On October 2, 2006, Charles Roberts shot ten girls, ages 6-13, killing five of them, before turning the gun on himself and committing suicide.
What was even more shocking to the world than the incident itself was the Amish community’s response to it.
On the day of the shooting, a grandfather of one of the murdered Amish girls was heard warning some young relatives not to hate the killer,
saying, "We must not think evil of this man."
And Jack Meyer, a member of the Brethren community living near the Amish in Lancaster County, explained:
"I don't think there's anybody here that wants to do anything but forgive
and not only reach out to those who have suffered a loss in that way but to reach out to the family of the man who committed these acts."
The Roberts family spokesman said an Amish neighbor comforted the Roberts family hours after the shooting and extended forgiveness to them.
Amish community members visited and comforted Roberts's widow, parents, and parents-in-law.
One Amish man held Roberts's sobbing father in his arms, reportedly for as long as an hour, to comfort him.
The Amish also set up a charitable fund for the family of the shooter.
About 30 members of the Amish community attended Roberts's funeral,
and Marie Roberts, the widow of the killer, was one of the few outsiders invited to the funeral of one of the victims.
Marie Roberts wrote an open letter to her Amish neighbors thanking them for their forgiveness, grace, and mercy.
She wrote, "Your love for our family has helped to provide the healing we so desperately need.

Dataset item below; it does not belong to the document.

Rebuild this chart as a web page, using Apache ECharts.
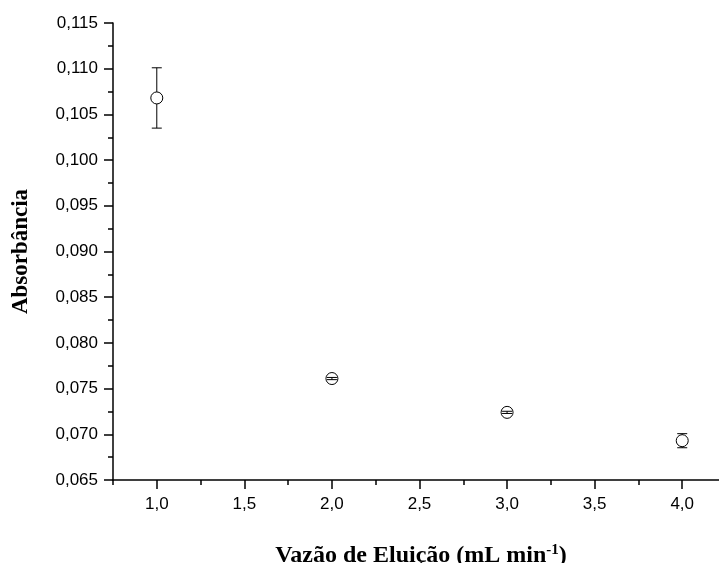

Gifts you've given have touched our hearts in a way no words can describe.
Your compassion has reached beyond our family, beyond our community, and is changing the world,
and for this we sincerely thank you."
This is the response to which we are called.
We have been called to challenge and to change the world with forgiveness. How?
I'm not sure I'm the one to tell you.
But for the sake of our own souls as well as the world’s repair,
we need to figure out how to do this thing called forgiveness...if we are serious about our faith. Amen.